確定申告書作成の受任者を適切に選任・監督することが必要

 2件目に紹介する裁決は、請求人のホステス業に係る報酬の確定申告書について、客の税理士事務所の事務員(第三者)が事実を仮装して提出したもの(大裁(所)令2第44号、45号)。原処分庁は、第三者の行為は請求人の行為と同視できるとして重加算税の賦課決定処分を行ったが、請求人は、確定申告書は第三者が独断で作成したものであるとして原処分のうち過少申告加算税相当額を超える部分の取消しを求めた事案である。
 審判所は、納税者が適切に受任者を選任し、適法に申告するように受任者を監督することを怠って、当該受任者が隠蔽、仮装行為を行うことを認識し、その是正措置を講ずることができたにもかかわらず、納税者においてこれを防止せずに隠蔽、仮装行為が行われ、それに基づいて過少申告がなされた場合は、特段の事情がない限り、当該受任者の行為を納税者本人の行為と同視することができ、重加算税を賦課することができると解されるとした。
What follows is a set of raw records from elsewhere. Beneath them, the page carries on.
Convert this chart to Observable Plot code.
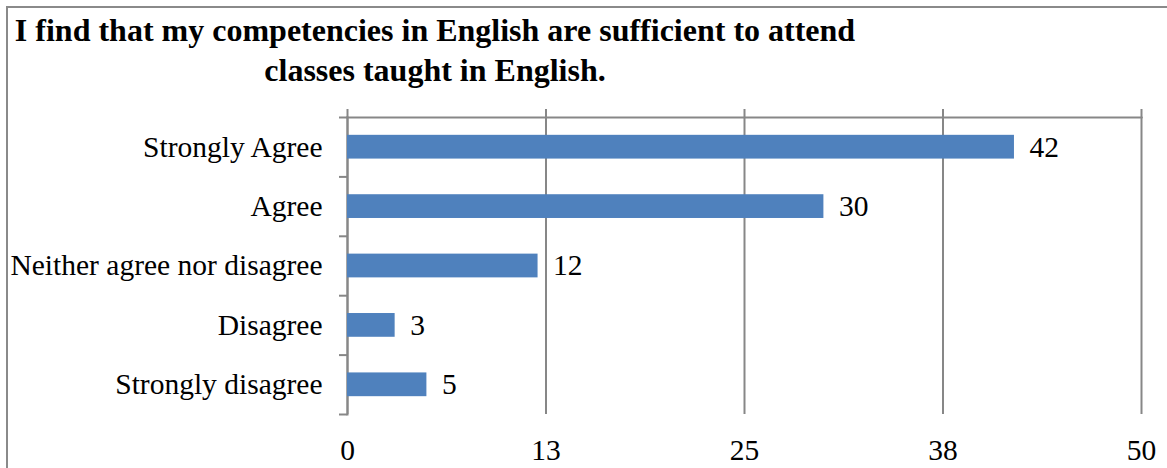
<!DOCTYPE html>
<html>
<head>
<meta charset="utf-8">
<script src="https://cdn.jsdelivr.net/npm/d3@7"></script>
<script src="https://cdn.jsdelivr.net/npm/@observablehq/plot@0.6"></script>
<style>
  body { margin: 0; background: #fff; }
  #wrap { position: relative; width: 1167px; height: 468px; overflow: hidden; background: #fff; }
  #border { position: absolute; left: 6px; top: 6px; width: 1300px; height: 600px;
            border-left: 2px solid #8a8a8a; border-top: 2px solid #8a8a8a; }
  #chart { position: absolute; left: 0; top: 0; }
  #title { position: absolute; left: 14px; top: 10px; width: 842px; text-align: center;
           font: bold 32px "Liberation Serif", "Times New Roman", serif; line-height: 40px; color: #000;
           white-space: nowrap; }
</style>
</head>
<body>
<div id="wrap">
  <div id="border"></div>
  <div id="chart"></div>
  <div id="title">I find that my competencies in English are sufficient to attend<br>classes taught in English.</div>
</div>
<script>
const categories = ["Strongly Agree", "Agree", "Neither agree nor disagree", "Disagree", "Strongly disagree"];
const values = [42, 30, 12, 3, 5];
const xTicks = [0, 12.5, 25, 37.5, 50];
const xTickLabels = ["0", "13", "25", "38", "50"];

const rows = categories.map((c, i) => ({cat: c, value: values[i], i}));
const boundaries = d3.range(categories.length + 1);
const gray = "#878787";
const blue = "#4f81bd";
const font = "Liberation Serif";
const fs = 29.5;

const chart = Plot.plot({
  width: 1167,
  height: 468,
  marginLeft: 347,
  marginRight: 26,
  marginTop: 117,
  marginBottom: 54,
  style: { fontFamily: font, fontSize: fs + "px", color: "#000", background: "transparent" },
  x: { domain: [0, 50] },
  y: { domain: [0, categories.length], reverse: true },
  marks: [
    Plot.gridX(xTicks, { stroke: gray, strokeOpacity: 1, strokeWidth: 2 }),
    Plot.axisX({ anchor: "top", ticks: xTicks, tickSize: 9, tickFormat: () => "", stroke: gray, strokeWidth: 2, label: null }),
    Plot.axisX({ anchor: "bottom", ticks: xTicks, tickSize: 0, tickPadding: 25, fontSize: fs,
                 tickFormat: (d) => xTickLabels[xTicks.indexOf(d)], label: null }),
    Plot.axisY({ anchor: "left", ticks: boundaries, tickSize: 8, tickFormat: () => "", stroke: gray, strokeWidth: 2, label: null }),
    Plot.frame({ anchor: "top", stroke: gray, strokeWidth: 2 }),
    Plot.frame({ anchor: "left", stroke: gray, strokeWidth: 2 }),
    Plot.rectX(rows, { x: "value", y1: (d) => d.i + 0.3, y2: (d) => d.i + 0.7, fill: blue }),
    Plot.text(rows, { x: "value", y: (d) => d.i + 0.5, text: (d) => String(d.value), dx: 15,
                      textAnchor: "start", fontSize: fs, fill: "#000" }),
    Plot.text(rows, { x: 0, y: (d) => d.i + 0.5, text: "cat", dx: -25, textAnchor: "end", fontSize: fs, fill: "#000" })
  ]
});
document.getElementById("chart").appendChild(chart);
</script>
</body>
</html>
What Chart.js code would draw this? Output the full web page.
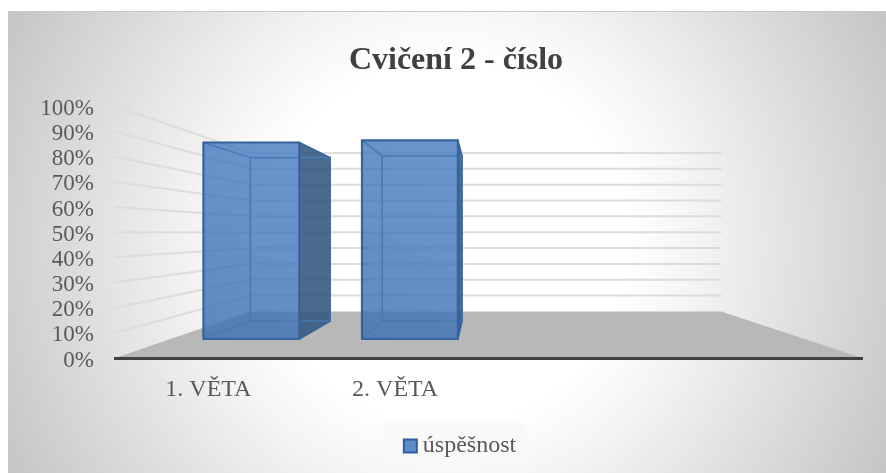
<!DOCTYPE html>
<html>
<head>
<meta charset="utf-8">
<style>
html,body{margin:0;padding:0;background:#fff;width:886px;height:473px;overflow:hidden}
#panel{position:absolute;left:8px;top:11px;width:878px;height:462px;
background:radial-gradient(circle 500px at 439px 231px,#fff 0,#fff 36%,#f4f4f4 50%,#c4c4c4 100%);border-top:1px solid #c8c8c8;box-sizing:border-box}
#wrap{position:absolute;left:26px;top:0;width:860px;height:473px}
</style>
</head>
<body>
<div id="panel"></div>
<div id="wrap"><canvas id="c" width="860" height="473"></canvas></div>
<script src="https://cdn.jsdelivr.net/npm/chart.js@4/dist/chart.umd.min.js"></script>
<script>
const categories = ["1. VĚTA", "2. VĚTA", "", ""];
const uspesnost = [92, 93, null, null];
const yTicks = [0, 10, 20, 30, 40, 50, 60, 70, 80, 90, 100];
const seriesName = "úspěšnost";
const chartTitle = "Cvičení 2 - číslo";

const FONT = '"Liberation Serif", "Times New Roman", serif';
const TEXT = "#595959";
const vanishX = 456;          // canvas px
const wallDepth = 0.63, barFront = 0.849, barBack = 0.706, barShift = 2;
const legendShift = 7, tickDrop = 2.5;

const perspective = {
  id: "perspective",
  afterLayout(chart) {
    chart.legend.left += legendShift;
    chart.legend.right += legendShift;
    chart.scales.y.left -= 24;
  },
  beforeDraw(chart) {
    const { ctx, scales: { x, y } } = chart;
    const vy = y.getPixelForValue(50);
    const px = (X, s) => vanishX + (X - vanishX) * s;
    const py = (Y, s) => vy + (Y - vy) * s;
    const base = y.getPixelForValue(0);
    const items = y.getLabelItems(chart.chartArea);
    if (!items.dropped) {
      items.forEach(it => { it.textOffset += tickDrop; });
      items.dropped = true;
    }
    ctx.save();
    // legend backing
    ctx.fillStyle = "rgba(248,248,248,0.9)";
    ctx.fillRect(359, 423, 141, 42);
    // walls
    ctx.strokeStyle = "#dcdcdc";
    ctx.lineWidth = 2;
    yTicks.forEach(v => {
      const Y = y.getPixelForValue(v);
      if (v > 0) {
        ctx.beginPath();
        ctx.moveTo(x.left, Y);
        ctx.lineTo(px(x.left, wallDepth), py(Y, wallDepth));
        ctx.lineTo(px(x.right, wallDepth), py(Y, wallDepth));
        ctx.stroke();
      }
    });
    // floor
    ctx.fillStyle = "#b8b8b8";
    ctx.beginPath();
    ctx.moveTo(x.left, base);
    ctx.lineTo(px(x.left, wallDepth), py(base, wallDepth));
    ctx.lineTo(px(x.right, wallDepth), py(base, wallDepth));
    ctx.lineTo(x.right, base);
    ctx.closePath();
    ctx.fill();
    ctx.restore();
  },
  beforeDatasetsDraw(chart) {
    const { ctx, scales: { y } } = chart;
    const vy = y.getPixelForValue(50);
    const px = (X, s) => vanishX + (X - vanishX) * s;
    const py = (Y, s) => vy + (Y - vy) * s;
    const poly = (pts, fill, stroke, lw) => {
      ctx.beginPath();
      pts.forEach((p, i) => i ? ctx.lineTo(p[0], p[1]) : ctx.moveTo(p[0], p[1]));
      ctx.closePath();
      if (fill) { ctx.fillStyle = fill; ctx.fill(); }
      if (stroke) { ctx.strokeStyle = stroke; ctx.lineWidth = lw; ctx.stroke(); }
    };
    ctx.save();
    ctx.lineJoin = "round";
    chart.getDatasetMeta(0).data.forEach((bar, i) => {
      if (uspesnost[i] == null) return;
      const l = bar.x - bar.width / 2 + barShift, r = bar.x + bar.width / 2 + barShift;
      const pt = (X, Y, s) => [px(X, s), py(Y, s)];
      const fTL = pt(l, bar.y, barFront), fTR = pt(r, bar.y, barFront),
            fBL = pt(l, bar.base, barFront), fBR = pt(r, bar.base, barFront),
            bTL = pt(l, bar.y, barBack), bTR = pt(r, bar.y, barBack),
            bBL = pt(l, bar.base, barBack), bBR = pt(r, bar.base, barBack);
      // side face
      poly([fTR, bTR, bBR, fBR], "rgba(50,85,125,0.88)", null);
      // front face
      const g = ctx.createLinearGradient(fTL[0], fBL[1], fTR[0], fTL[1]);
      g.addColorStop(0, "rgba(62,112,178,0.82)");
      g.addColorStop(1, "rgba(74,126,194,0.82)");
      poly([fTL, fTR, fBR, fBL], g, null);
      // inner edges
      const inner = "#4a78b3";
      poly([bTL, bTR, bBR, bBL], null, inner, 1.6);
      [[fTL, bTL], [fBL, bBL]].forEach(e => poly(e, null, inner, 1.4));
      // side edges
      const edge = "#35639d";
      [[fTR, bTR], [fBR, bBR]].forEach(e => poly(e, null, edge, 1.6));
      poly([bTR, bBR], null, "#3f6a9f", 1.6);
      // front rim
      poly([fTL, fTR, fBR, fBL], null, edge, 2.2);
    });
    ctx.restore();
    return false;
  }
};

new Chart(document.getElementById("c"), {
  type: "bar",
  data: {
    labels: categories,
    datasets: [{
      label: seriesName,
      data: uspesnost,
      backgroundColor: "#5f8cc6",
      borderColor: "#2f5f9a",
      borderWidth: 2,
      categoryPercentage: 0.605,
      barPercentage: 1
    }]
  },
  options: {
    responsive: false,
    animation: false,
    layout: { padding: { left: 24, right: 24, top: 0, bottom: 5 } },
    plugins: {
      tooltip: { enabled: false },
      title: {
        display: true,
        text: chartTitle,
        color: "#404040",
        font: { family: FONT, size: 32, weight: "bold" },
        padding: { top: 42, bottom: 26 }
      },
      legend: {
        position: "bottom",
        labels: {
          color: TEXT,
          font: { family: FONT, size: 24 },
          usePointStyle: true,
          pointStyle: "rect",
          boxWidth: 1,
          boxHeight: 13,
          padding: 10
        }
      }
    },
    scales: {
      x: {
        grid: { display: false, drawTicks: false },
        border: { display: true, color: "#404040", width: 3 },
        afterFit(s) { s.height = 66; },
        ticks: { color: TEXT, font: { family: FONT, size: 24 }, padding: 17, autoSkip: false, maxRotation: 0 }
      },
      y: {
        min: 0,
        max: 100,
        grid: { display: false, drawTicks: false },
        border: { display: false },
        afterFit(s) { s.width = 65; },
        afterBuildTicks(s) { s.ticks = yTicks.map(v => ({ value: v })); },
        ticks: { color: TEXT, font: { family: FONT, size: 23 }, padding: 21, autoSkip: false, callback: v => v + "%" }
      }
    }
  },
  plugins: [perspective]
});
</script>
</body>
</html>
 その上で、審判所は、請求人が第三者から受け取った名刺等に、税理士であることを示す記載はなく、その者を税理士であると信じるに足りる事情があったことはうかがわれないとしたほか、請求人は、第三者に確定申告書作成代金を支払った際、領収書の日付の改ざんを黙認するなど、その者が請求人の確定申告につき、事実の隠蔽又は仮装行為を行うことを認識し、又は認識することができたにもかかわらず、確定申告書の内容の確認を怠ったことからすると、請求人は確定申告書作成の受任者を適切に選任したとはいえず、また、適法に申告するように適切に監督したと認めることもできないと指摘。審判所は、確定申告書の提出に係る当該第三者の行為は請求人の行為と同視することができるとの判断を示した。